Silvia Stefini, presidente di Chapter Zero Italy, The Nedcommunity Climate Forum, nell’introduzione alla tavola rotonda ha sottolineato che “la transizione climatica sta diventando per un maggior numero di aziende sempre più legata a cambiamenti sostanziali del modello di business, con l’identificazione di obiettivi net zero ben articolati. Questo si riflette nelle politiche di remunerazione, una materia in evoluzione continua che sta gradualmente incorporando obiettivi di decarbonizzazione più concreti”.

La tavola rotonda ha consentito di approfondire gli elementi che rendono gli incentivi efficaci dal punto di vista delle strutture manageriali, dei Comitati Remunerazione e del Board.
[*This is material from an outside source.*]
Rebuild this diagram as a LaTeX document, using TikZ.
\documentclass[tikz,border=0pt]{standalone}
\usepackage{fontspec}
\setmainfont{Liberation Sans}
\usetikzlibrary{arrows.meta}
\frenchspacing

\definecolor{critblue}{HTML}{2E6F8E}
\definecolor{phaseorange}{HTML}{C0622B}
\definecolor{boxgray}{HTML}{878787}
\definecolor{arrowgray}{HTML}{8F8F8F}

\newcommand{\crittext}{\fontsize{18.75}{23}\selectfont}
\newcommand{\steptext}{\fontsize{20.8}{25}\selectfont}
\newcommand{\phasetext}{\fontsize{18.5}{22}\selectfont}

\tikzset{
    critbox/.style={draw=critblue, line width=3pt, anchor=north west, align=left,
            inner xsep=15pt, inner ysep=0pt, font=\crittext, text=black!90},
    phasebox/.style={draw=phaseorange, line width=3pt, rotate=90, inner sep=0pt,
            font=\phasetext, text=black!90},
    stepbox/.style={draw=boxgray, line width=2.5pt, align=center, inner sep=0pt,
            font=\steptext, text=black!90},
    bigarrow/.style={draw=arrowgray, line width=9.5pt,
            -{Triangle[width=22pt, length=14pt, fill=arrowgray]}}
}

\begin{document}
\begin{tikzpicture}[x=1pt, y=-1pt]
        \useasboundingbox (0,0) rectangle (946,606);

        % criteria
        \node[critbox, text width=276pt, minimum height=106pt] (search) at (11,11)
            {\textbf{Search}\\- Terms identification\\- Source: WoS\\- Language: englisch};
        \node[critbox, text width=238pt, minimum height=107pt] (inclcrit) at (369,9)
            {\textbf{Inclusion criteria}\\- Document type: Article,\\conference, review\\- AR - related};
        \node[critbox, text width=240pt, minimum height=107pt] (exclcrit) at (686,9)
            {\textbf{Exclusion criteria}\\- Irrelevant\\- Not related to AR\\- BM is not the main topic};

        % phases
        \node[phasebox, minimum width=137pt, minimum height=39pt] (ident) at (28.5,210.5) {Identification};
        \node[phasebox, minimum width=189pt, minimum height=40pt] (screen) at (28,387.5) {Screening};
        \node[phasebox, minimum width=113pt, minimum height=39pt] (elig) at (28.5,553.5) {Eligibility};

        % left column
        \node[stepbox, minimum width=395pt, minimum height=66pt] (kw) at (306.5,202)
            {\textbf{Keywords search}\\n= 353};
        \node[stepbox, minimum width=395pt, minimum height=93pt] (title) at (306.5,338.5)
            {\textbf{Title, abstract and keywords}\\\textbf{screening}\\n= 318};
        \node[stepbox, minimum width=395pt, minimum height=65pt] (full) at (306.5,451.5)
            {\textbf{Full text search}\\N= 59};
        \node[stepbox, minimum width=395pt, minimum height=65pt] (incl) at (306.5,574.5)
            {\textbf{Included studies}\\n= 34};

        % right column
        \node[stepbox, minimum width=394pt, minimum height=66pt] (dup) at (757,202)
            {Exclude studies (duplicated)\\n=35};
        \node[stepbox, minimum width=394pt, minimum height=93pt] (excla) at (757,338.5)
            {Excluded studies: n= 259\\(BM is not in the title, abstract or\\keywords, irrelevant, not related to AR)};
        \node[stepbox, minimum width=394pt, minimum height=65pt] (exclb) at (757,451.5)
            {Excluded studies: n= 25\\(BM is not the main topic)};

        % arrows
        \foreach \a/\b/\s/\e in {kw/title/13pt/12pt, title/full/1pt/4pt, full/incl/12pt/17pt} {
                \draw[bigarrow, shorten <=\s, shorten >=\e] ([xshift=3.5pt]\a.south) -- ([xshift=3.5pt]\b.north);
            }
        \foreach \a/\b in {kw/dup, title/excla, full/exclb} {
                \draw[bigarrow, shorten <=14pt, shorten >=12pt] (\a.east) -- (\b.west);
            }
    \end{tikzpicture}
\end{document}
Hanno contribuito Paolo Amato, presidente del Comitato Remunerazioni e Nomine di Prysmian, Massimiliano Branchi, Chief People, HSEQ and sustainability officer di Saipem, Marcello Grosso, responsabile Sviluppo sostenibile, Risk e Compliance di Gruppo di Poste Italiane,  Fabiola Mascardi, presidente del Comitato nomine e remunerazioni di Italgas.

Ecco i principali elementi del processo di formazione degli incentivi emersi dal dibattito:

  • la definizione degli obiettivi deve avere una prospettiva di medio-lungo termine, ed articolarsi in obiettivi intermedi chiari e misurabili;
  • la scelta degli indicatori deve riflettere quelli più materiali per il business e partire dalla valutazione di una rosa di KPI: emissioni dirette, evitate e compensate, inclusive dell’intera catena del valore dell’azienda, coerenti con la scienza e gli obiettivi di Parigi (“Science Based Targets”)
  • l’efficacia della struttura degli incentivi dipende anche dalla capacità di declinarli a una larga parte dell’organizzazione, non solo al top management. Inoltre, la politica di remunerazione deve includere meccanismi di penalizzazione quando intervengono cattive performance
  • le attività di benchmarking nel settore e nella value chain devono includere anche società estere, selezionando soggetti di primo livello eventualmente attivi in altri ambiti. L’engagement con gli investitori deve essere continuo, non limitarsi al periodo pre-assembleare, ed essere utilizzato come opportunità di capire le aspettative e anche cogliere spunti dal mercato;
  • una forte collaborazione è necessaria fra tutte le funzioni aziendali, il board e il management. Importante anche un grosso commitment da parte dei vertici e poter contare su strutture all’altezza della sfida. Un ruolo particolarmente importante lo possono giocare gli indipendenti che devono fare attenzione che i KPI non vengano scelti in maniera astratta e che vengano accuratamente verificati.

Un tema aperto e certamente innovativo per il mercato italiano è quello di coinvolgere nell’equity tutto il personale, inserendo premi produzione in equity e in questo modo legando la remunerazione con la sostenibilità a lungo termine della strategia aziendale.